Associated owned both the land and the plant, had its own employees, made purchases, borrowed money and paid its own bills. It filed federal income tax returns. It filed Louisiana sales tax returns relating to sales taxes on the linens it purchased from vendors for resale to members. It did not, however, pay sales taxes applicable to the furnishing of laundry services to its owners.

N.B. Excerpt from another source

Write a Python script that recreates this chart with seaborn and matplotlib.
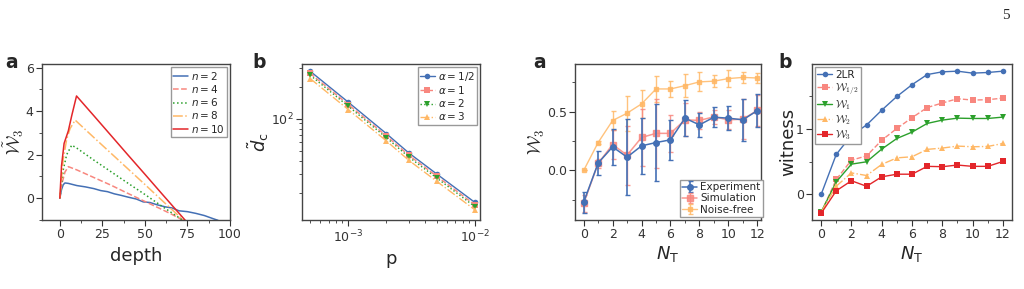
import numpy as np
import pandas as pd
import matplotlib
matplotlib.use("Agg")
import matplotlib.pyplot as plt
import seaborn as sns
from matplotlib.ticker import MultipleLocator, NullFormatter

# ---------------- data ----------------
# panel a (left): W3 tilde vs depth
depth_n2 = [0, 1, 2, 3, 5, 8, 10, 15, 20, 24, 28, 32, 36, 40, 45, 49, 53, 57, 62, 66, 70, 75, 80, 85, 90, 93]
w_n2 = [0, 0.4, 0.62, 0.7, 0.68, 0.62, 0.58, 0.52, 0.44, 0.35, 0.3, 0.2, 0.13, 0.05, -0.04, -0.17, -0.2, -0.3, -0.4, -0.45, -0.58, -0.62, -0.7, -0.8, -0.94, -1.02]
depth_n4 = [0, 1, 3, 5, 10, 20, 30, 40, 50, 60, 66, 72, 74]
w_n4 = [0, 0.6, 1.2, 1.45, 1.3, 0.95, 0.6, 0.22, -0.15, -0.52, -0.75, -1.0, -1.08]
depth_n6 = [0, 2, 4, 7, 10, 20, 30, 40, 50, 60, 72, 74]
w_n6 = [0, 1.3, 2.0, 2.44, 2.3, 1.75, 1.22, 0.69, 0.17, -0.37, -1.0, -1.1]
depth_n8 = [0, 2, 4, 6, 9, 20, 30, 40, 50, 60, 72.5, 74]
w_n8 = [0, 1.8, 2.7, 3.2, 3.59, 2.79, 2.07, 1.35, 0.63, -0.1, -1.0, -1.1]
depth_n10 = [0, 1, 2.5, 5, 7, 9.8, 20, 30, 40, 50, 60, 73.5, 75]
w_n10 = [0, 1.5, 2.52, 3.1, 3.8, 4.7, 3.79, 2.89, 1.99, 1.1, 0.2, -1.0, -1.12]

# panel b (left): d_c vs p
p_vals = [5e-4, 1e-3, 2e-3, 3e-3, 5e-3, 1e-2]
dc_a05 = [279, 142.5, 72, 47.5, 30, 16.2]
dc_a1 = [266, 135.5, 68.5, 45.2, 28.6, 15.4]
dc_a2 = [256, 130.5, 66, 43.5, 27.5, 14.8]
dc_a3 = [238, 121.5, 61.5, 40.5, 25.6, 13.8]

# panel a (right): W3 vs N_T
NT = list(range(13))
exp_val = [-0.27, 0.063, 0.2, 0.113, 0.209, 0.237, 0.26, 0.444, 0.387, 0.452, 0.444, 0.43, 0.508]
exp_err = [0.09, 0.1, 0.15, 0.32, 0.24, 0.33, 0.17, 0.15, 0.1, 0.085, 0.1, 0.18, 0.14]
sim_val = [-0.28, 0.06, 0.22, 0.13, 0.28, 0.315, 0.315, 0.43, 0.425, 0.455, 0.43, 0.435, 0.51]
sim_err = [0.07, 0.04, 0.12, 0.25, 0.24, 0.29, 0.16, 0.14, 0.07, 0.06, 0.08, 0.17, 0.13]
nf_val = [0.0, 0.237, 0.424, 0.486, 0.565, 0.692, 0.692, 0.72, 0.752, 0.758, 0.78, 0.79, 0.785]
nf_err = [0.0, 0.01, 0.08, 0.15, 0.12, 0.11, 0.07, 0.1, 0.08, 0.05, 0.07, 0.05, 0.04]

# panel b (right): witness vs N_T
w_2lr = [0.0, 0.613, 0.905, 1.063, 1.29, 1.5, 1.68, 1.835, 1.877, 1.887, 1.857, 1.867, 1.887]
w_half = [-0.276, 0.23, 0.525, 0.59, 0.83, 1.01, 1.175, 1.33, 1.40, 1.465, 1.445, 1.45, 1.475]
w_one = [-0.27, 0.193, 0.464, 0.5, 0.694, 0.857, 0.954, 1.087, 1.138, 1.168, 1.163, 1.163, 1.184]
w_two = [-0.27, 0.127, 0.33, 0.29, 0.46, 0.56, 0.577, 0.69, 0.71, 0.74, 0.73, 0.735, 0.78]
w_three = [-0.29, 0.056, 0.21, 0.125, 0.27, 0.31, 0.31, 0.43, 0.425, 0.45, 0.43, 0.43, 0.505]

# ---------------- style ----------------
sns.set_style("ticks")
plt.rcParams.update({
    "font.family": ["DejaVu Sans"],
    "axes.edgecolor": "#444444",
    "axes.linewidth": 1.0,
    "xtick.color": "#333333",
    "ytick.color": "#333333",
    "xtick.labelsize": 9,
    "ytick.labelsize": 9,
    "xtick.major.size": 4,
    "ytick.major.size": 4,
    "xtick.minor.size": 2.5,
    "ytick.minor.size": 2.5,
    "xtick.major.width": 0.8,
    "ytick.major.width": 0.8,
    "xtick.minor.width": 0.6,
    "ytick.minor.width": 0.6,
    "mathtext.fontset": "dejavusans",
})

BLUE = "#4470b5"
SALMON = "#f8877f"
GREEN = "#2ca02c"
ORANGE = "#ffb866"
RED = "#e3262a"

fig = plt.figure(figsize=(10.24, 2.89), dpi=100)
bot, hgt = 0.239, 0.538
ax1 = fig.add_axes([0.041, bot, 0.1836, hgt])
ax2 = fig.add_axes([0.2949, bot, 0.1738, hgt])
ax3 = fig.add_axes([0.5615, bot, 0.1816, hgt])
ax4 = fig.add_axes([0.793, bot, 0.1953, hgt])

leg_kw = dict(fontsize=7.5, labelspacing=0.12, handlelength=1.4, handletextpad=0.3,
              borderpad=0.25, borderaxespad=0.25, fancybox=False, framealpha=1,
              edgecolor="#999999")

XL = 13

# ---- panel 1 ----
series1 = [(depth_n2, w_n2, BLUE, "-", r"$n=2$"),
           (depth_n4, w_n4, SALMON, "--", r"$n=4$"),
           (depth_n6, w_n6, GREEN, ":", r"$n=6$"),
           (depth_n8, w_n8, ORANGE, "-.", r"$n=8$"),
           (depth_n10, w_n10, RED, "-", r"$n=10$")]
for xs, ys, c, ls, lab in series1:
    df = pd.DataFrame({"x": xs, "y": ys})
    sns.lineplot(data=df, x="x", y="y", ax=ax1, color=c, linestyle=ls, lw=1.1,
                 label=lab, sort=False)
ax1.set_xlim(-10.5, 100)
ax1.set_ylim(-1, 6.15)
ax1.xaxis.set_major_locator(MultipleLocator(25))
ax1.xaxis.set_minor_locator(MultipleLocator(12.5))
ax1.yaxis.set_major_locator(MultipleLocator(2))
ax1.yaxis.set_minor_locator(MultipleLocator(1))
ax1.set_xlabel("depth", fontsize=XL, labelpad=4)
ax1.set_ylabel(r"$\tilde{\mathcal{W}}_3$", fontsize=13, labelpad=0, math_fontfamily="cm")
ax1.legend(loc="upper right", **leg_kw)

# ---- panel 2 ----
series2 = [(dc_a05, BLUE, "-", "o", r"$\alpha=1/2$"),
           (dc_a1, SALMON, "--", "s", r"$\alpha=1$"),
           (dc_a2, GREEN, ":", "v", r"$\alpha=2$"),
           (dc_a3, ORANGE, "-.", "^", r"$\alpha=3$")]
for ys, c, ls, m, lab in series2:
    df = pd.DataFrame({"p": p_vals, "d": ys})
    sns.lineplot(data=df, x="p", y="d", ax=ax2, color=c, linestyle=ls, lw=1.0,
                 marker=m, markersize=4, markeredgewidth=0, label=lab)
ax2.set_xscale("log")
ax2.set_yscale("log")
ax2.set_xlim(4.31e-4, 1.095e-2)
ax2.set_ylim(11.1, 323)
ax2.yaxis.set_minor_formatter(NullFormatter())
ax2.xaxis.set_minor_formatter(NullFormatter())
ax2.set_xlabel("p", fontsize=XL, labelpad=4)
ax2.set_ylabel(r"$\tilde{d}_{\mathrm{c}}$", fontsize=13, labelpad=0)
ax2.legend(loc="upper right", **leg_kw)

# ---- panel 3 ----
ax3.errorbar(NT, exp_val, yerr=exp_err, color=BLUE, marker="o", markersize=4,
             lw=1.1, capsize=1.8, elinewidth=1.2, capthick=1, label="Experiment", zorder=4)
ax3.errorbar(NT, sim_val, yerr=sim_err, color=SALMON, marker="s", markersize=4,
             lw=1.1, capsize=1.8, elinewidth=1.0, capthick=1, alpha=0.85, label="Simulation", zorder=3)
ax3.errorbar(NT, nf_val, yerr=nf_err, color=ORANGE, marker="s", markersize=2.5,
             lw=1.0, capsize=1.8, elinewidth=1.0, capthick=1, alpha=0.85, label="Noise-free", zorder=2)
ax3.set_xlim(-0.6, 12.25)
ax3.set_ylim(-0.42, 0.9)
ax3.xaxis.set_major_locator(MultipleLocator(2))
ax3.xaxis.set_minor_locator(MultipleLocator(1))
ax3.yaxis.set_major_locator(MultipleLocator(0.5))
ax3.yaxis.set_minor_locator(MultipleLocator(0.25))
ax3.set_xlabel(r"$N_{\mathrm{T}}$", fontsize=XL, labelpad=2)
ax3.set_ylabel(r"$\mathcal{W}_3$", fontsize=13, labelpad=0, math_fontfamily="cm")
ax3.legend(loc="lower right", bbox_to_anchor=(1.025, 0.0), **leg_kw)

# ---- panel 4 ----
series4 = [(w_2lr, BLUE, "-", "o", "2LR"),
           (w_half, SALMON, "--", "s", r"$\mathcal{W}_{1/2}$"),
           (w_one, GREEN, "-", "v", r"$\mathcal{W}_{1}$"),
           (w_two, ORANGE, "-.", "^", r"$\mathcal{W}_{2}$"),
           (w_three, RED, "-", "s", r"$\mathcal{W}_{3}$")]
for ys, c, ls, m, lab in series4:
    df = pd.DataFrame({"N": NT, "w": ys})
    sns.lineplot(data=df, x="N", y="w", ax=ax4, color=c, linestyle=ls, lw=1.0,
                 marker=m, markersize=4, markeredgewidth=0, label=lab)
ax4.set_xlim(-0.6, 12.6)
ax4.set_ylim(-0.39, 1.99)
ax4.xaxis.set_major_locator(MultipleLocator(2))
ax4.xaxis.set_minor_locator(MultipleLocator(1))
ax4.yaxis.set_major_locator(MultipleLocator(1))
ax4.yaxis.set_minor_locator(MultipleLocator(0.5))
ax4.set_xlabel(r"$N_{\mathrm{T}}$", fontsize=XL, labelpad=2)
ax4.set_ylabel("witness", fontsize=13, labelpad=-1)
leg4 = ax4.legend(loc="upper left", **leg_kw)
for t in leg4.get_texts():
    t.set_math_fontfamily("cm")

for ax in (ax1, ax2, ax3, ax4):
    for s in ax.spines.values():
        s.set_visible(True)
        s.set_color("#444444")
    ax.tick_params(which="both", direction="out", top=False, right=False, pad=2)

# panel letters
for x, lab in [(0.005, "a"), (0.246, "b"), (0.5205, "a"), (0.76, "b")]:
    fig.text(x, 0.765, lab, fontsize=13.5, fontweight="bold", ha="left", va="baseline")

# page number
fig.text(0.982, 0.948, "5", fontsize=11, family="Liberation Serif", ha="center", va="center")

fig.savefig("out.png", dpi=100)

The Department of Revenue assessed Louisiana general sales tax on payments *358 made by owners for laundry services during the period January 1, 1984 through April 30, 1987. Associated filed a protest and claim for refund, and the Board of Tax Appeals ruled for Associated. On writ of review, the Civil District Court affirmed. The Department appealed to the Fourth Circuit Court of Appeal, which affirmed. The Court of Appeal reasoned that Associated "describes itself as a conduit whereby its members are doing their own laundry at a central location and are paying their pro-rata shares of the cost of operations.... [U]nder these circumstances, the transactions between Associated and its member hospitals do not constitute `sales of services' on which a sales tax can be assessed." 575 So.2d 448, 450 (La.App. 4th Cir.1991).

SALES TAX LAW

The Sales Tax Law defines the taxable sale of laundry services simply as the furnishing by one person to another of laundry services. La.R.S. 47:302 levies "a tax upon all sales of services, as herein defined." La.R.S. 47:302 (West 1990). "Sales of services" means and includes "[t]he furnishing of laundry, cleaning, pressing and dying services." La.R.S. 47:301(14)(e). While the statute contains no definition of the unmodified term "sale" explicitly applicable to the sale of a service, the "sale" for purposes of imposition of the tax upon sales of goods is defined in sweeping terms as "any transfer of title or possession, or both, exchange, barter, conditional or otherwise, in any manner or by any means whatsoever ... for a consideration." La.R.S. 47:301(12). The tax imposed under R.S. 47:302 is collectible from all persons engaged as dealers. La.R.S. 47:303. A "dealer" is any person who sells or furnishes any of the services subject to tax. La.R.S. 47:301(4)(f). A "person" includes "any individual, firm, copartnership, joint adventure, association, corporation, estate, trust, business trust, ... instrumentality or other group or combination acting as a unit." La.R.S. 47:301(8). While the statute sets forth various exclusions, some based on the nature or purpose of the transaction and others based on the character of the organizations engaging in the transaction, La.R.S. 47:305-305.49, it does not provide for an exclusion applicable to the furnishing of otherwise taxable services by a non-profit corporation to its member non-profit hospitals or healthcare institutions.